Новые материалы для биографии и характеристики Белинского
В чей огород брошен этот камешек? С первого раза можно было бы подумать, что приведенные слова г. Тургенева метят в г. Салтыкова, о котором Писарев утверждал, будто бы он трунит, иронизирует, хохочет, глумится и зубоскальствует, сам не зная над чем. Но в другом месте воспоминаний г. Тургенев выражается так, что его слова не допускают подобного толкования. Он говорит, что если бы Белинский дожил до настоящего времени, то «как бы порадовался он поэтическому дару Л. Н. Толстого, силе Островского, юмору Писемского, сатире Салтыкова (вот видите), трезвой правде Решетникова!» Итак, приведенного места нельзя относить к г. Салтыкову, потому что г. Тургенев признает его не непонимающим ничего зубоскалом, а сатириком. И после этого некоторые злонамеренные люди осмеливаются утверждать, будто бы сатирик Салтыков есть литературная «шелуха», которая всегда по своей легковесности летит туда, куда дует ветер! После этого уже не трудно догадаться, в чей огород брошен камешек, кто занимался излюбленным свистанием. Нам кажется только, что редакция «Вестника Европы» поступает весьма непоследовательно, с одной стороны, печатая у себя статьи с эпиграфами из Добролюбова, а с другой – пропагандируя мысль, будто бы влияние «свистания» Добролюбова ничем не разнилось от влияния безнравственных выходок Сенковского, будто бы, например, произведения г. Салтыкова суть сатиры, а сатиры Добролюбова – зубоскальство и гаерство.
Вот еще один камешек, тоже понятный и известно куда метящий:
«Воистину детское и к тому же не новое, подогретое объяснение искусства подражанием природе не удостоилось бы от него ни возражения, ни внимания; а аргумент о преимуществе настоящего яблока перед написанным уже потому на него бы не подействовал, что этот пресловутый аргумент лишается всякой силы, – как только мы возьмем человека сытого. Искусство, повторяю, было для Белинского такой же узаконенной сферой человеческой деятельности, как и наука, как общество, как государство…» (стр. 715).
По поводу этого мы можем только заметить, что это еще большой вопрос, что лучше для сытого человека не в смысле еды или закуски, а в смысле эстетического наслаждения – нарисованная ли корзинка с яблоками или настоящая корзинка с естественными яблоками, нарисованные грозди винограда или естественные?

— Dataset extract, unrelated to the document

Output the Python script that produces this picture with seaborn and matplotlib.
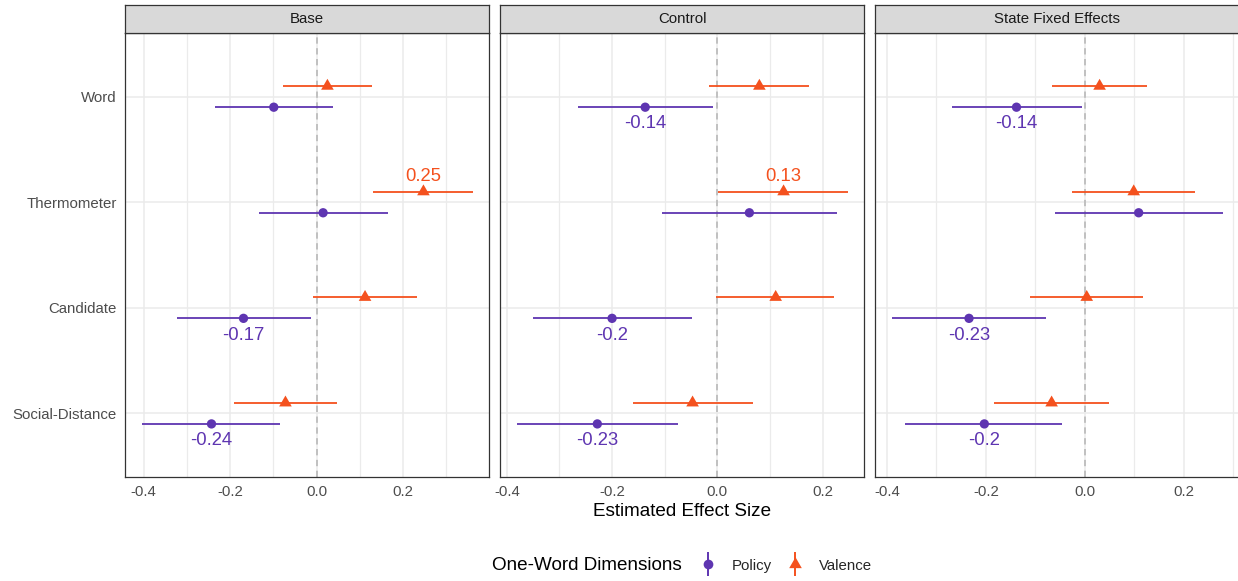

Наконец вот в воспоминаниях г. Тургенева несколько строк, действительно подходящих к характеристике Белинского:
«Белинский был, что у нас редко, действительно страстный и действительно искренний человек, способный к увлечению беззаветному, но исключительно преданный правде, раздражительный, но не самолюбивый, умевший любить и ненавидеть бескорыстно. Люди, которые, судя о нем наобум, приходили в негодование от его „наглости“, возмущались его „грубостью“, писали на него доносы, распространяли про него клеветы, – эти люди вероятно удивились бы, если бы узнали, что у этого циника душа была целомудренная до стыдливости, мягкая до нежности, честная до рыцарства; что вел он жизнь чуть не монашескую, что вино не касалось его губ. В этом последнем отношении он не походил на тогдашних москвичей. Невозможно себе представить, до какой степени Белинский был правдив с другими и с самим собою; он чувствовал, действовал, существовал только в силу того, что он признавал за истину, в силу своих принципов» (стр. 699).
К этому мы прибавим, не боясь быть опровергнутыми никем, что те люди, которых г. Тургенев укорял в гаерстве, зубоскальстве, действовавшем не лучше безнравственных выходок Сенковского, во всех указанных в этой выдержке отношениях стояли нисколько не ниже, если еще не выше Белинского. Г. Тургенев, конечно, этому не поверит; но редакция «Вестника Европы», надеемся, поверит. Если же и она не поверит, то мы рекомендуем ей спросить об этом предмете у ее сотрудника, г. Пыпина, в беспристрастие и историческую правдивость которого она, конечно, верит.